In the debate on national prosperity, one powerful economic force remains widely forgottend and underestimated: happiness. While countries traditionally gauge progress through Gross Domestic Product (GDP), new research from the World Happiness Report, OECD, and the World Bank suggests that emotional well-being may be one of the strongest drivers of long-term economic performance.
A happier workforce is more productive, creative, and committed. Studies show that workers with higher well-being are less likely to be absent and more likely to contribute innovative ideas—factors that directly stimulate GDP growth. Strong emotional well-being reduces stress and improves mental and physical health. Healthier populations cost less to treat and generate more effective workdays. This creates a cycle where good health strengthens GDP.
To this end, it is important to note that high happiness builds social trust.Nations with strong social trust like Finland enjoy better business environments, smoother governance, and lower transaction costs. High trust invites investment, reduces corruption, and accelerates economic growth. On the other hand, p roductivity Leads to higher consumption.
A productive population earns more, spends more, and drives national demand. Increased consumption becomes a core fuel for GDP expansion. Additionally, better health and social trust attract investment. Healthier and more stable societies attract both domestic and foreign investment. Investors look for calm markets, low social stress, and efficient institutions all of which flourish when happiness levels are high.
When people are healthier, more trusting, and more productive, the economic engine naturally accelerates. Countries with high happiness consistently rank high in long-term growth. Happiness strengthens education, employment, and reduces poverty. Children learning in emotionally secure environments show improved cognitive performance, concentration, and motivation. This leads to higher-quality education, increased employability, and eventually, poverty reduction.
The Nordic economies demonstrate this relationship clearly: happy families create strong students, who become a high-skilled workforce, which leads to national prosperity. How happiness contributes to GDP growth is a logical question. The conceptual distribution of factors through which happiness contributes to national GDP can be defined as follow.

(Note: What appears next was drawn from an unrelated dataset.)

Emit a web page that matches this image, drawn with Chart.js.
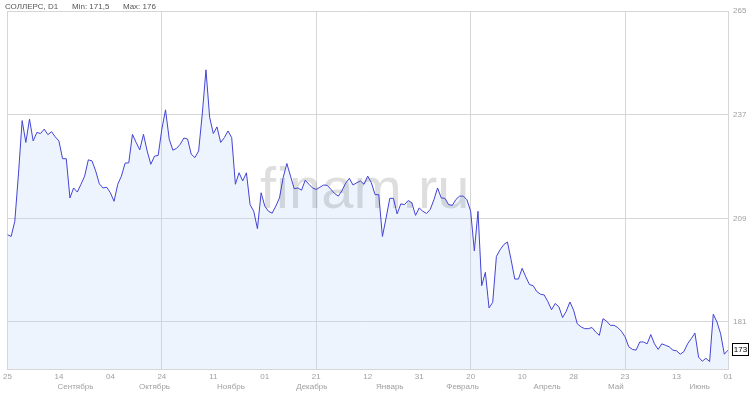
<!DOCTYPE html>
<html><head><meta charset="utf-8">
<script src="https://cdn.jsdelivr.net/npm/chart.js@4.4.1/dist/chart.umd.min.js"></script>
<style>
html,body{margin:0;padding:0;background:#fff;}
#wrap{position:relative;width:750px;height:394px;overflow:hidden;}
canvas{position:absolute;left:0;top:0;}
.hdr{position:absolute;top:2px;font:8px "Liberation Sans",Arial,sans-serif;color:#555;white-space:nowrap;}
</style></head><body>
<div id="wrap">
<canvas id="c" width="750" height="394"></canvas>
<span class="hdr" style="left:5px">СОЛЛЕРС, D1</span>
<span class="hdr" style="left:72px">Min: 171,5</span>
<span class="hdr" style="left:123px">Max: 176</span>
</div>
<script>
const prices = [
204.6,204.1,208.2,221,235.4,229.5,235.8,229.9,232.2,231.9,
233.1,231.6,232.4,231.0,229.9,225.1,225.1,214.5,217.2,216.1,
218.2,220.4,224.8,224.5,221.8,218.3,217.2,217.4,215.9,213.6,
218.2,220.4,223.9,224.0,231.7,229.5,227.5,231.7,227.2,223.6,
225.8,226.0,233.1,238.3,230.4,227.4,227.9,229.0,230.7,230.4,
226.3,225.4,227.2,237.2,249.1,236.3,231.9,233.7,229.5,230.8,
232.6,230.8,218.2,221.3,219.1,221.3,212.7,210.9,206.2,215.9,
212.3,210.9,210.4,212.3,214.5,220,223.8,220.4,217.0,217.2,
216.6,219.3,218.2,217.2,216.8,217.4,218.0,217.9,216.8,215.7,
215.0,216.5,218.5,219.8,218.0,218.6,219.1,218.2,220.4,218.6,
215.4,215.4,204.1,209.1,214.4,214.4,210.2,212.9,212.7,213.8,
213.2,209.8,211.8,210.9,210.3,211.4,214,217.2,214.5,214.4,
212.7,212.5,214.1,215.0,215.0,214,210.9,200.2,210.9,190.8,
194.4,184.8,186.3,198.7,200.5,201.9,202.6,197.8,192.6,192.6,
195.5,193.2,191.1,190.8,189.2,188.5,188.3,186.5,184.3,186.0,
185.1,182.2,183.9,186.4,184.2,180.5,179.7,179.2,179.2,179.5,
178.3,177.4,181.9,181.2,180.1,180.1,179.5,178.5,177.0,174.3,
173.6,173.4,175.6,175.6,175.1,177.6,175.1,173.6,175.1,174.7,
174.3,173.4,173.2,172.3,173.0,175.1,176.5,178.0,171.5,170.4,
171.2,170.3,183.1,181.0,177.8,172.3,173.4
];
const dayTickIdx = [0,14,28,42,56,70,84,98,112,126,140,154,168,182,196];
const dayLabels = ['25','14','04','24','11','01','21','12','31','20','10','28','23','13','01'];
const monthIdx = [18.5,40,60.8,82.8,104,123.8,146.8,165.5,188.3];
const monthLabels = ['Сентябрь','Октябрь','Ноябрь','Декабрь','Январь','Февраль','Апрель','Май','Июнь'];
const yTicks = [181,209,237,265];

const axisFont = {family:'"Liberation Sans", Arial, sans-serif', size:8};
const axisColor = '#a0a0a0';
const gridColor = '#d6d6d6';

const watermark = {
  id:'watermark',
  beforeDatasetsDraw(chart){
    const {ctx, chartArea:a} = chart;
    ctx.save();
    ctx.font = '58px "Liberation Sans", Arial, sans-serif';
    ctx.fillStyle = 'rgba(0,0,0,0.13)';
    ctx.textAlign = 'center';
    ctx.textBaseline = 'alphabetic';
    ctx.fillText('finam.ru', (a.left + a.right)/2 - 3, a.top + 197);
    ctx.restore();
  }
};
const lastBox = {
  id:'lastBox',
  afterDraw(chart){
    const {ctx, chartArea:a, scales} = chart;
    const v = prices[prices.length-1];
    const y = Math.round(scales.y.getPixelForValue(v));
    ctx.save();
    ctx.fillStyle = '#fff';
    ctx.fillRect(a.right + 4.5, y - 6.5, 16, 12);
    ctx.strokeStyle = '#000';
    ctx.lineWidth = 1;
    ctx.strokeRect(a.right + 4.5, y - 6.5, 16, 12);
    ctx.fillStyle = '#000';
    ctx.font = '8px "Liberation Sans", Arial, sans-serif';
    ctx.textAlign = 'center';
    ctx.textBaseline = 'middle';
    ctx.fillText(String(Math.round(v)), a.right + 12.5, y);
    ctx.restore();
  }
};

new Chart(document.getElementById('c'), {
  type:'line',
  data:{
    datasets:[{
      data: prices.map((v,i)=>({x:i,y:v})),
      borderColor:'#4444d4',
      borderWidth:1,
      pointRadius:0,
      tension:0,
      fill:'start',
      backgroundColor:'rgba(190,215,248,0.28)'
    }]
  },
  options:{
    responsive:false,
    animation:false,
    devicePixelRatio:1,
    layout:{padding:{top:11,left:6,right:0,bottom:0}},
    plugins:{legend:{display:false},tooltip:{enabled:false},title:{display:false},
      filler:{drawTime:'beforeDatasetsDraw'}},
    scales:{
      x:{
        type:'linear', min:0, max:196, position:'bottom', weight:0,
        afterBuildTicks:s=>{s.ticks = dayTickIdx.map(v=>({value:v}));},
        afterFit:s=>{s.height = 13;},
        ticks:{callback:(v,i)=>dayLabels[i], autoSkip:false, maxRotation:0, padding:3, font:axisFont, color:axisColor},
        grid:{drawTicks:false, color:ctx=>(ctx.index%3===0 ? gridColor : 'rgba(0,0,0,0)')},
        border:{display:true, color:gridColor}
      },
      x2:{
        type:'linear', min:0, max:196, position:'bottom', weight:1,
        afterBuildTicks:s=>{s.ticks = monthIdx.map(v=>({value:v}));},
        afterFit:s=>{s.height = 12;},
        ticks:{callback:(v,i)=>monthLabels[i], autoSkip:false, maxRotation:0, padding:0, font:axisFont, color:axisColor},
        grid:{display:false, drawTicks:false},
        border:{display:false}
      },
      y:{
        type:'linear', position:'right', min:168.3, max:265,
        afterBuildTicks:s=>{s.ticks = yTicks.map(v=>({value:v}));},
        afterFit:s=>{s.width = 22;},
        ticks:{callback:v=>String(v), padding:5, font:axisFont, color:axisColor},
        grid:{drawTicks:false, color:gridColor},
        border:{display:true, color:gridColor}
      }
    }
  },
  plugins:[watermark, lastBox]
});
</script>
</body></html>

Factor Conceptual Contribution to GDP Growth
Productivity Increase 30.0%
Better Health 20.0%
Social Trust 20.0%
Investment Growth 15.0%
Consumer Spending 15.0%
How happiness reduces brain drain is another logical question. Brain drain or the migration of skilled, educated, high-talent individuals to other countries—occurs when people feel they will have better opportunities, quality of life, and well-being elsewhere. Countries that rank high on the World Happiness Index (Finland, Denmark, Netherlands, Switzerland, Norway, etc.) consistently show lower rates of outward migration of skilled professionals.
Happy societies provide better quality of life. High happiness nations offer several positive marks including work life balance, a safe environment, fair wages, effective public services, and social trust. This reduces the motivation for highly-skilled people to leave [Reference: World Happiness Report (SDSN, UN)].
Emotional well-being increases attachment to home country. Research shows that when people feel emotionally satisfied, stress-free, and valued, the likelihood of leaving the country decreases [Reference: Harvard Human Flourishing Program]. Happy countries offer stable social systems that attract talent back Happy societies have strong welfare systems, predictable governance, high institutional trust, and low corruption.
These create an environment where professionals prefer to stay—and many who went abroad return [Reference: OECD Better Life Index]. Good mental health reduces “escape migration” Countries with poor mental health and social stress witness higher levels of career dissatisfaction, social frustration, and safety concerns. Happier countries do not face these push factors [Reference: World Health Organization (WHO)].
Happier nations have stronger education and employment systems. High happiness is directly linked to stronger education outcomes, higher employability, and skilled job availability. This decreases the incentive to migrate for better prospects [References: World Bank Human Capital Index, UNDP Human Development Reports.